La maladie réelle ou imaginaire vous pourrit la vie. Un homme cherche une oreille accueillante, pour préciser "ce qui ne va pas". Son interlocutrice l’envoie promener, bien trop préoccupée par ses problèmes de tuyauterie. Témoin de la mort de son ami Paul, un hypocondriaque tente d’éclairer les circonstances de cette embolie pulmonaire. Au terme de ce récit embrouillé, il se sent de plus en plus oppressé... Souffrant de "gigite", un patient subit le discours angoissant d’une "spécialiste des généralistes". L’égocentrisme, qui émerge de ces sketchs, est pris pour cible par un pseudo-humaniste. Sournoisement, celui-ci accuse la malheureuse embourbée dans ses petits problèmes, de négliger la faim dans le monde, le réchauffement climatique et les menaces de guerre nucléaire.
L’auteur prend plaisir à développer des situations surréalistes. Dans une salle de théâtre, une spectatrice prend un professeur de S.V.T. pour un acteur et le félicite chaleureusement. Celui-ci proteste contre la confusion. Peine perdue. L’admiratrice enthousiaste se gargarise de formules ampoulées pour saluer le chef-d’oeuvre. Colère froide du prof : il a horreur du théâtre et s’est fait chier pendant plus de trois heures ! Un citoyen est élu président de la République par tirage au sort : le seul mode de scrutin qui garantit les chances de chacun et de chacune. Perplexe, son amie souligne son incompétence en politique. Faux problème : le Président aura "des conseillers ad hoc". Convaincue, la copine se montre ambitieuse et exigeante.
L’humour de Grumberg devient grinçant, quand une glissade de "Et toi" à "Etoile" rameute les fantasmes de l’holocauste. "Son rire fait réfléchir et lui permet de remonter la pente du désespoir." (C. Roy). Il aime aussi se moquer du politiquement correct.
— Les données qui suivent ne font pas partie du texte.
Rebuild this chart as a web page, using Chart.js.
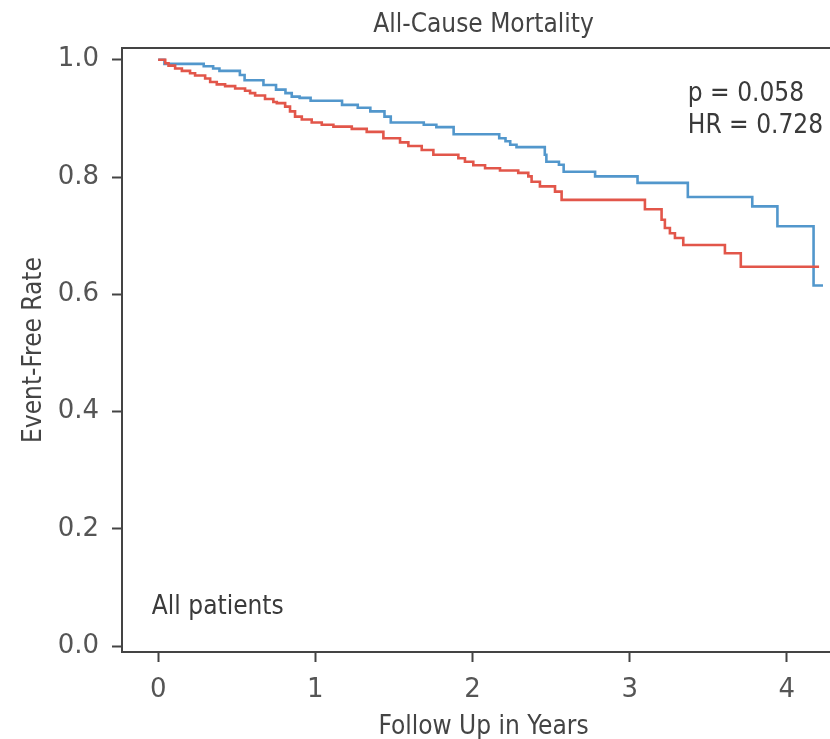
<!DOCTYPE html>
<html>
<head>
<meta charset="utf-8">
<script src="https://cdn.jsdelivr.net/npm/chart.js@4.4.1/dist/chart.umd.min.js"></script>
<style>
  html, body { margin: 0; padding: 0; background: #fff; overflow: hidden; }
  #wrap { width: 850px; height: 739px; }
</style>
</head>
<body>
<div id="wrap"><canvas id="kmChart" width="850" height="739"></canvas></div>
<script>
// Kaplan-Meier steps (time in years, event-free rate)
const blueTimes = [0, 0.04, 0.29, 0.35, 0.39, 0.52, 0.55, 0.67, 0.75, 0.81, 0.85, 0.90, 0.97, 1.17, 1.27, 1.35, 1.44, 1.48, 1.69, 1.77, 1.88, 2.17, 2.21, 2.24, 2.28, 2.46, 2.47, 2.55, 2.58, 2.78, 3.05, 3.37, 3.78, 3.94, 4.17, 4.23];
const blueSurv  = [1.0, 0.993, 0.989, 0.985, 0.981, 0.974, 0.965, 0.957, 0.949, 0.943, 0.937, 0.935, 0.930, 0.923, 0.918, 0.912, 0.903, 0.893, 0.889, 0.885, 0.873, 0.866, 0.861, 0.855, 0.851, 0.838, 0.826, 0.821, 0.809, 0.801, 0.790, 0.766, 0.750, 0.716, 0.615, 0.615];

const redTimes = [0, 0.045, 0.066, 0.108, 0.151, 0.203, 0.235, 0.299, 0.331, 0.373, 0.426, 0.49, 0.553, 0.585, 0.617, 0.68, 0.733, 0.755, 0.808, 0.839, 0.871, 0.914, 0.977, 1.041, 1.115, 1.232, 1.327, 1.433, 1.539, 1.592, 1.677, 1.751, 1.91, 1.952, 2.005, 2.08, 2.175, 2.291, 2.355, 2.376, 2.429, 2.525, 2.567, 3.097, 3.203, 3.224, 3.256, 3.288, 3.341, 3.606, 3.707, 4.205];
const redSurv  = [1.0, 0.994, 0.990, 0.985, 0.981, 0.977, 0.973, 0.968, 0.962, 0.958, 0.955, 0.951, 0.947, 0.943, 0.939, 0.933, 0.928, 0.926, 0.920, 0.912, 0.903, 0.898, 0.893, 0.889, 0.886, 0.882, 0.877, 0.866, 0.859, 0.853, 0.846, 0.838, 0.832, 0.826, 0.820, 0.815, 0.811, 0.807, 0.801, 0.792, 0.784, 0.775, 0.761, 0.745, 0.727, 0.713, 0.704, 0.696, 0.684, 0.670, 0.647, 0.647];

const xTicks = [0, 1, 2, 3, 4];
const yTicks = [0.0, 0.2, 0.4, 0.6, 0.8, 1.0];

const statLines = ["p = 0.058", "HR = 0.728"];
const panelLabel = "All patients";

const toPoints = (xs, ys) => xs.map((x, i) => ({ x: x, y: ys[i] }));

const ink = "#444";
const condensed = "'DejaVu Sans Condensed', 'Liberation Sans Narrow', 'DejaVu Sans', sans-serif";

// box round the plot area plus the free text
const frameAndText = {
  id: "frameAndText",
  afterDraw(chart) {
    const { ctx, chartArea: a, scales } = chart;
    ctx.save();
    ctx.strokeStyle = ink;
    ctx.lineWidth = 2;
    ctx.strokeRect(a.left, a.top, a.right - a.left, a.bottom - a.top);

    ctx.fillStyle = "#3a3a3a";
    ctx.textAlign = "left";
    ctx.textBaseline = "middle";
    ctx.font = "26px " + condensed;
    ctx.fillText(statLines[0], scales.x.getPixelForValue(3.37), scales.y.getPixelForValue(0.941));
    ctx.fillText(statLines[1], scales.x.getPixelForValue(3.37), scales.y.getPixelForValue(0.886));
    ctx.fillText(panelLabel, scales.x.getPixelForValue(-0.04), scales.y.getPixelForValue(0.066));
    ctx.restore();
  },
};

new Chart(document.getElementById("kmChart"), {
  type: "line",
  data: {
    datasets: [
      {
        data: toPoints(redTimes, redSurv),
        borderColor: "#e2564a",
        borderWidth: 2.6,
        stepped: "before",
        pointRadius: 0,
        fill: false,
      },
      {
        data: toPoints(blueTimes, blueSurv),
        borderColor: "#5297cc",
        borderWidth: 2.6,
        stepped: "before",
        pointRadius: 0,
        fill: false,
      },
    ],
  },
  options: {
    responsive: false,
    animation: false,
    layout: { padding: { right: 5 } },
    plugins: {
      legend: { display: false },
      tooltip: { enabled: false },
      title: {
        display: true,
        text: "All-Cause Mortality",
        fullSize: false,
        color: ink,
        font: { family: condensed, size: 26, weight: "normal", lineHeight: 1.2 },
        padding: { top: 9.5, bottom: 7.3 },
      },
    },
    scales: {
      x: {
        type: "linear",
        min: -0.23,
        max: 4.37,
        afterFit(scale) { scale.height = 87; },
        afterBuildTicks(scale) { scale.ticks = xTicks.map((v) => ({ value: v })); },
        grid: { drawOnChartArea: false, drawTicks: true, tickLength: 10, tickWidth: 2, tickColor: ink },
        border: { display: true, color: ink, width: 2 },
        ticks: { color: "#555", padding: 13, font: { family: "'DejaVu Sans', sans-serif", size: 26 }, maxRotation: 0 },
        title: {
          display: true,
          text: "Follow Up in Years",
          color: ink,
          font: { family: condensed, size: 26, lineHeight: 1.2 },
          padding: { top: 0, bottom: -4 },
        },
      },
      y: {
        type: "linear",
        min: -0.01,
        max: 1.02,
        afterFit(scale) { scale.width = 122; },
        afterBuildTicks(scale) { scale.ticks = yTicks.map((v) => ({ value: v })); },
        grid: { drawOnChartArea: false, drawTicks: true, tickLength: 10, tickWidth: 2, tickColor: ink },
        border: { display: true, color: ink, width: 2 },
        ticks: {
          color: "#555",
          padding: 13,
          font: { family: "'DejaVu Sans', sans-serif", size: 26 },
          callback: (v) => Number(v).toFixed(1),
        },
        title: {
          display: true,
          text: "Event-Free Rate",
          color: ink,
          font: { family: condensed, size: 26, lineHeight: 1.2 },
          padding: { top: 19, bottom: 0 },
        },
      },
    },
  },
  plugins: [frameAndText],
});
</script>
</body>
</html>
Traité de malpoli par une dame qui lui reproche de ne pas l’avoir remerciée, alors qu’elle lui tenait la porte, un rustre l’accuse de racisme : "Tout le monde me déteste, parce que je suis nègre". Devant les dénégations de la femme, il précise "nègre à l’intérieur" et il l’illustre par son comportement.
Le dispositif scénique, choisi par la metteure en scène Emmanuelle Mathieu, est simple et efficace. Deux éléments pivotants permettent de distinguer les séquences, tout en les enchaînant souplement. Les comédiens ne sont pas prisonniers d’un type de personnage. Cependant Pascal Racan mise régulièrement sur son gabarit pour impressionner son adversaire. Face à cet ours souvent mal léché, Marie-Paule Kumps se montre coriace, mais apporte aussi une note de fantaisie et de tendresse. Elle surgit comme un pantin malicieux, puis nargue le râleur qui déteste les muets, les aveugles et les chiens, en grattouillant sur sa petite guitare "Les Copains d’abord". La virtuosité avec laquelle ce duo de grands acteurs maîtrise des dialogues truffés de quiproquos et de jeux de mots est un atout majeur de ce spectacle pétillant. Comme Raymond Devos ou Jean-Michel Ribes, Jean-Claude Grumberg s’appuie sur l’absurdité des situations et la stérilité des conversations, pour nous faire éclater de rire. Un rire utile qui ébranle les certitudes et défie la bêtise ambiante.